** begin Material provided **
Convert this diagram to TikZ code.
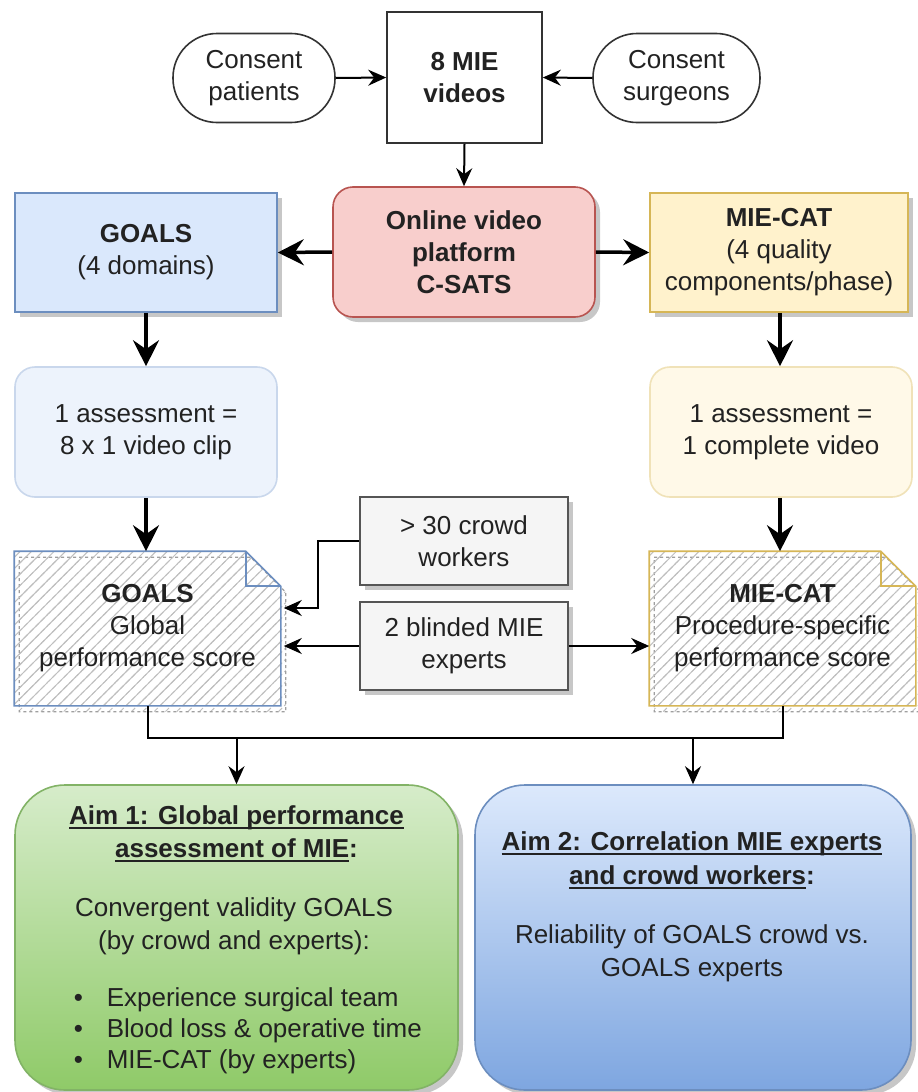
\documentclass[tikz,border=0pt]{standalone}
\usepackage{fontspec}
\setmainfont{Liberation Sans}
\usetikzlibrary{arrows.meta,shadows,patterns.meta,calc}
\newcommand{\myul}[1]{\leavevmode\setbox0=\hbox{#1}\rlap{\rule[-4.5pt]{\wd0}{1.6pt}}\box0}
\definecolor{txt}{HTML}{222222}
\definecolor{redF}{HTML}{F8CECC}\definecolor{redD}{HTML}{B85450}
\definecolor{bluF}{HTML}{DAE8FC}\definecolor{bluD}{HTML}{6C8EBF}
\definecolor{yelF}{HTML}{FFF2CC}\definecolor{yelD}{HTML}{D6B656}
\definecolor{lbluF}{HTML}{EDF3FC}\definecolor{lbluD}{HTML}{C9D7EC}
\definecolor{lyelF}{HTML}{FFF9E8}\definecolor{lyelD}{HTML}{F0E2B8}
\definecolor{grF}{HTML}{F5F5F5}\definecolor{grD}{HTML}{555555}
\definecolor{g1}{HTML}{D6ECCA}\definecolor{g2}{HTML}{8FCA68}\definecolor{gD}{HTML}{82B366}
\definecolor{b1}{HTML}{DCE9FC}\definecolor{b2}{HTML}{7EA6E0}
\newcommand{\notefig}[2]{%
  \draw[gray!75, line width=1.2pt, dashed, pattern={Lines[angle=45,distance=8pt,line width=1pt]}, pattern color=gray!50]
    ([shift={(5,6)}]#1.north west) -- ([shift={(-30,6)}]#1.north east) -- ([shift={(5,41)}]#1.north east)
    -- ([shift={(5,6)}]#1.south east) -- ([shift={(5,6)}]#1.south west) -- cycle;
  \draw[#2, line width=1.6pt, pattern={Lines[angle=45,distance=8pt,line width=1pt]}, pattern color=gray!50]
    (#1.north west) -- ([xshift=-35pt]#1.north east) -- ([yshift=-35pt]#1.north east)
    -- (#1.south east) -- (#1.south west) -- cycle;
  \draw[#2, line width=1.6pt] ([xshift=-35pt]#1.north east) -- ([xshift=-35pt,yshift=-35pt]#1.north east) -- ([yshift=-35pt]#1.north east);
}
\begin{document}
\begin{tikzpicture}[x=1pt,y=-1pt,
  base/.style={font=\fontsize{26}{32}\selectfont, text=txt, align=center, inner sep=0pt, line width=1.6pt},
  shad/.style={drop shadow={shadow xshift=5pt, shadow yshift=-5pt, fill=black, opacity=0.22}},
  thinarr/.style={line width=2pt, draw=black, -{Stealth[length=18pt,width=16pt,inset=6pt]}},
  thickarr/.style={line width=3.5pt, draw=black, -{Stealth[length=26pt,width=26pt,inset=9pt]}},
  plain/.style={line width=2pt, draw=black},
]
\useasboundingbox (0,0) rectangle (918,1092);
\fill[white] (0,0) rectangle (918,1092);

% top row
\node[base, draw=black!80, fill=white, rounded corners=44pt, minimum width=162pt, minimum height=89pt] (pat) at (254,78) {Consent\\patients};
\node[base, draw=black!80, fill=white, minimum width=155pt, minimum height=131pt] (mie) at (464.5,77.5) {\textbf{8 MIE}\\\textbf{videos}};
\node[base, draw=black!80, fill=white, rounded corners=44pt, minimum width=167pt, minimum height=89pt] (sur) at (676.5,78) {Consent\\surgeons};

% second row
\node[base, draw=redD, fill=redF, rounded corners=20pt, shad, minimum width=262pt, minimum height=130pt] (online) at (464,252) {\textbf{Online video}\\\textbf{platform}\\\textbf{C-SATS}};
\node[base, draw=bluD, fill=bluF, shad, minimum width=262pt, minimum height=119pt] (goals) at (146,252.5) {\textbf{GOALS}\\(4 domains)};
\node[base, draw=yelD, fill=yelF, shad, minimum width=258pt, minimum height=119pt] (miecat) at (779,252.5) {\textbf{MIE-CAT}\\(4 quality\\components/phase)};

% third row
\node[base, draw=lbluD, fill=lbluF, rounded corners=20pt, minimum width=262pt, minimum height=130pt] (ass1) at (146,432) {1 assessment =\\8 x 1 video clip};
\node[base, draw=lyelD, fill=lyelF, rounded corners=20pt, minimum width=262pt, minimum height=130pt] (ass2) at (781,432) {1 assessment =\\1 complete video};

% middle boxes
\node[base, draw=grD, fill=grF, shad, minimum width=208pt, minimum height=88pt] (crowd) at (464,541) {> 30 crowd\\workers};
\node[base, draw=grD, fill=grF, shad, minimum width=208pt, minimum height=88pt] (exp) at (464,646) {2 blinded MIE\\experts};

% score notes
\node[base, minimum width=265pt, minimum height=153pt] (gs) at (147.5,628.5) {};
\node[base, minimum width=265pt, minimum height=153pt] (ms) at (782.5,628.5) {};
\notefig{gs}{bluD}
\notefig{ms}{yelD}
\node[base] (gstext) at (gs) {\textbf{GOALS}\\Global\\performance score};
\node[base] (mstext) at (ms) {\textbf{MIE-CAT}\\Procedure-specific\\performance score};

% aim boxes
\node[draw=gD, line width=1.6pt, rounded corners=50pt, top color=g1, bottom color=g2, shad, minimum width=443pt, minimum height=305pt] (aim1) at (236.5,937.5) {};
\node[draw=bluD, line width=1.6pt, rounded corners=50pt, top color=b1, bottom color=b2, shad, minimum width=436pt, minimum height=305pt] (aim2) at (693,937.5) {};

\node[base, font=\fontsize{26}{33}\selectfont\bfseries] (aim1h) at (236.5,833.5) {\myul{Aim 1: Global performance}\\\myul{assessment of MIE}:};
\node[base, font=\fontsize{26}{33}\selectfont] (aim1b) at (234,926.5) {Convergent validity GOALS\\(by crowd and experts):};
\node[base, font=\fontsize{26}{31}\selectfont, align=left, anchor=west] (aim1l) at (73,1031) {\makebox[33pt][l]{\textbullet}Experience surgical team\\\makebox[33pt][l]{\textbullet}Blood loss \& operative time\\\makebox[33pt][l]{\textbullet}MIE-CAT (by experts)};

\node[base, font=\fontsize{26}{34}\selectfont\bfseries] (aim2h) at (692,860) {\myul{Aim 2: Correlation MIE experts}\\\myul{and crowd workers}:};
\node[base, font=\fontsize{26}{33}\selectfont] (aim2b) at (692,953.5) {Reliability of GOALS crowd vs.\\GOALS experts};

% connectors top
\draw[thinarr] (pat.east) -- (mie.west);
\draw[thinarr] (sur.west) -- (mie.east);
\draw[thinarr] (mie.south) -- (online.north);
\draw[thickarr] (online.west) -- (goals.east);
\draw[thickarr] (online.east) -- (miecat.west);
\draw[thickarr] (goals.south) -- (ass1.north);
\draw[thickarr] ([xshift=1pt]miecat.south) -- ([xshift=1pt]miecat.south |- ass2.north);
\draw[thickarr] (ass1.south) -- (ass1.south |- gs.north);
\draw[thickarr] ([xshift=-1pt]ass2.south) -- ([xshift=-1pt]ass2.south |- ms.north);

% crowd / experts connectors
\coordinate (gsr) at ([xshift=3pt]gs.east);
\coordinate (c1) at (318,541);
\coordinate (c2) at (318,608);
\draw[thinarr] (crowd.west) -- (c1) -- (c2) -- (gsr |- c2);
\draw[thinarr] (exp.west) -- (gsr |- exp.west);
\draw[thinarr] (exp.east) -- (ms.west |- exp.east);

% bottom join
\coordinate (b1) at (147.5,738);
\coordinate (b2) at (782.5,738);
\draw[plain] (gs.south) -- (b1) -- (b2) -- (ms.south);
\coordinate (j1) at (aim1.north |- b1);
\coordinate (j2) at (aim2.north |- b1);
\draw[thinarr] (j1) -- (aim1.north);
\draw[thinarr] (j2) -- (aim2.north);
\end{tikzpicture}
\end{document}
** end Material provided **
_Goal of the exercise_: Transcribe the listing in full and omit the pictures.

_Response below_:
Convert this diagram to TikZ code.
\documentclass[tikz,border=0pt]{standalone}
\usepackage{fontspec}
\setmainfont{Liberation Sans}
\usetikzlibrary{arrows.meta,shadows,patterns.meta,calc}
\newcommand{\myul}[1]{\leavevmode\setbox0=\hbox{#1}\rlap{\rule[-4.5pt]{\wd0}{1.6pt}}\box0}
\definecolor{txt}{HTML}{222222}
\definecolor{redF}{HTML}{F8CECC}\definecolor{redD}{HTML}{B85450}
\definecolor{bluF}{HTML}{DAE8FC}\definecolor{bluD}{HTML}{6C8EBF}
\definecolor{yelF}{HTML}{FFF2CC}\definecolor{yelD}{HTML}{D6B656}
\definecolor{lbluF}{HTML}{EDF3FC}\definecolor{lbluD}{HTML}{C9D7EC}
\definecolor{lyelF}{HTML}{FFF9E8}\definecolor{lyelD}{HTML}{F0E2B8}
\definecolor{grF}{HTML}{F5F5F5}\definecolor{grD}{HTML}{555555}
\definecolor{g1}{HTML}{D6ECCA}\definecolor{g2}{HTML}{8FCA68}\definecolor{gD}{HTML}{82B366}
\definecolor{b1}{HTML}{DCE9FC}\definecolor{b2}{HTML}{7EA6E0}
\newcommand{\notefig}[2]{%
  \draw[gray!75, line width=1.2pt, dashed, pattern={Lines[angle=45,distance=8pt,line width=1pt]}, pattern color=gray!50]
    ([shift={(5,6)}]#1.north west) -- ([shift={(-30,6)}]#1.north east) -- ([shift={(5,41)}]#1.north east)
    -- ([shift={(5,6)}]#1.south east) -- ([shift={(5,6)}]#1.south west) -- cycle;
  \draw[#2, line width=1.6pt, pattern={Lines[angle=45,distance=8pt,line width=1pt]}, pattern color=gray!50]
    (#1.north west) -- ([xshift=-35pt]#1.north east) -- ([yshift=-35pt]#1.north east)
    -- (#1.south east) -- (#1.south west) -- cycle;
  \draw[#2, line width=1.6pt] ([xshift=-35pt]#1.north east) -- ([xshift=-35pt,yshift=-35pt]#1.north east) -- ([yshift=-35pt]#1.north east);
}
\begin{document}
\begin{tikzpicture}[x=1pt,y=-1pt,
  base/.style={font=\fontsize{26}{32}\selectfont, text=txt, align=center, inner sep=0pt, line width=1.6pt},
  shad/.style={drop shadow={shadow xshift=5pt, shadow yshift=-5pt, fill=black, opacity=0.22}},
  thinarr/.style={line width=2pt, draw=black, -{Stealth[length=18pt,width=16pt,inset=6pt]}},
  thickarr/.style={line width=3.5pt, draw=black, -{Stealth[length=26pt,width=26pt,inset=9pt]}},
  plain/.style={line width=2pt, draw=black},
]
\useasboundingbox (0,0) rectangle (918,1092);
\fill[white] (0,0) rectangle (918,1092);

% top row
\node[base, draw=black!80, fill=white, rounded corners=44pt, minimum width=162pt, minimum height=89pt] (pat) at (254,78) {Consent\\patients};
\node[base, draw=black!80, fill=white, minimum width=155pt, minimum height=131pt] (mie) at (464.5,77.5) {\textbf{8 MIE}\\\textbf{videos}};
\node[base, draw=black!80, fill=white, rounded corners=44pt, minimum width=167pt, minimum height=89pt] (sur) at (676.5,78) {Consent\\surgeons};

% second row
\node[base, draw=redD, fill=redF, rounded corners=20pt, shad, minimum width=262pt, minimum height=130pt] (online) at (464,252) {\textbf{Online video}\\\textbf{platform}\\\textbf{C-SATS}};
\node[base, draw=bluD, fill=bluF, shad, minimum width=262pt, minimum height=119pt] (goals) at (146,252.5) {\textbf{GOALS}\\(4 domains)};
\node[base, draw=yelD, fill=yelF, shad, minimum width=258pt, minimum height=119pt] (miecat) at (779,252.5) {\textbf{MIE-CAT}\\(4 quality\\components/phase)};

% third row
\node[base, draw=lbluD, fill=lbluF, rounded corners=20pt, minimum width=262pt, minimum height=130pt] (ass1) at (146,432) {1 assessment =\\8 x 1 video clip};
\node[base, draw=lyelD, fill=lyelF, rounded corners=20pt, minimum width=262pt, minimum height=130pt] (ass2) at (781,432) {1 assessment =\\1 complete video};

% middle boxes
\node[base, draw=grD, fill=grF, shad, minimum width=208pt, minimum height=88pt] (crowd) at (464,541) {> 30 crowd\\workers};
\node[base, draw=grD, fill=grF, shad, minimum width=208pt, minimum height=88pt] (exp) at (464,646) {2 blinded MIE\\experts};

% score notes
\node[base, minimum width=265pt, minimum height=153pt] (gs) at (147.5,628.5) {};
\node[base, minimum width=265pt, minimum height=153pt] (ms) at (782.5,628.5) {};
\notefig{gs}{bluD}
\notefig{ms}{yelD}
\node[base] (gstext) at (gs) {\textbf{GOALS}\\Global\\performance score};
\node[base] (mstext) at (ms) {\textbf{MIE-CAT}\\Procedure-specific\\performance score};

% aim boxes
\node[draw=gD, line width=1.6pt, rounded corners=50pt, top color=g1, bottom color=g2, shad, minimum width=443pt, minimum height=305pt] (aim1) at (236.5,937.5) {};
\node[draw=bluD, line width=1.6pt, rounded corners=50pt, top color=b1, bottom color=b2, shad, minimum width=436pt, minimum height=305pt] (aim2) at (693,937.5) {};

\node[base, font=\fontsize{26}{33}\selectfont\bfseries] (aim1h) at (236.5,833.5) {\myul{Aim 1: Global performance}\\\myul{assessment of MIE}:};
\node[base, font=\fontsize{26}{33}\selectfont] (aim1b) at (234,926.5) {Convergent validity GOALS\\(by crowd and experts):};
\node[base, font=\fontsize{26}{31}\selectfont, align=left, anchor=west] (aim1l) at (73,1031) {\makebox[33pt][l]{\textbullet}Experience surgical team\\\makebox[33pt][l]{\textbullet}Blood loss \& operative time\\\makebox[33pt][l]{\textbullet}MIE-CAT (by experts)};

\node[base, font=\fontsize{26}{34}\selectfont\bfseries] (aim2h) at (692,860) {\myul{Aim 2: Correlation MIE experts}\\\myul{and crowd workers}:};
\node[base, font=\fontsize{26}{33}\selectfont] (aim2b) at (692,953.5) {Reliability of GOALS crowd vs.\\GOALS experts};

% connectors top
\draw[thinarr] (pat.east) -- (mie.west);
\draw[thinarr] (sur.west) -- (mie.east);
\draw[thinarr] (mie.south) -- (online.north);
\draw[thickarr] (online.west) -- (goals.east);
\draw[thickarr] (online.east) -- (miecat.west);
\draw[thickarr] (goals.south) -- (ass1.north);
\draw[thickarr] ([xshift=1pt]miecat.south) -- ([xshift=1pt]miecat.south |- ass2.north);
\draw[thickarr] (ass1.south) -- (ass1.south |- gs.north);
\draw[thickarr] ([xshift=-1pt]ass2.south) -- ([xshift=-1pt]ass2.south |- ms.north);

% crowd / experts connectors
\coordinate (gsr) at ([xshift=3pt]gs.east);
\coordinate (c1) at (318,541);
\coordinate (c2) at (318,608);
\draw[thinarr] (crowd.west) -- (c1) -- (c2) -- (gsr |- c2);
\draw[thinarr] (exp.west) -- (gsr |- exp.west);
\draw[thinarr] (exp.east) -- (ms.west |- exp.east);

% bottom join
\coordinate (b1) at (147.5,738);
\coordinate (b2) at (782.5,738);
\draw[plain] (gs.south) -- (b1) -- (b2) -- (ms.south);
\coordinate (j1) at (aim1.north |- b1);
\coordinate (j2) at (aim2.north |- b1);
\draw[thinarr] (j1) -- (aim1.north);
\draw[thinarr] (j2) -- (aim2.north);
\end{tikzpicture}
\end{document}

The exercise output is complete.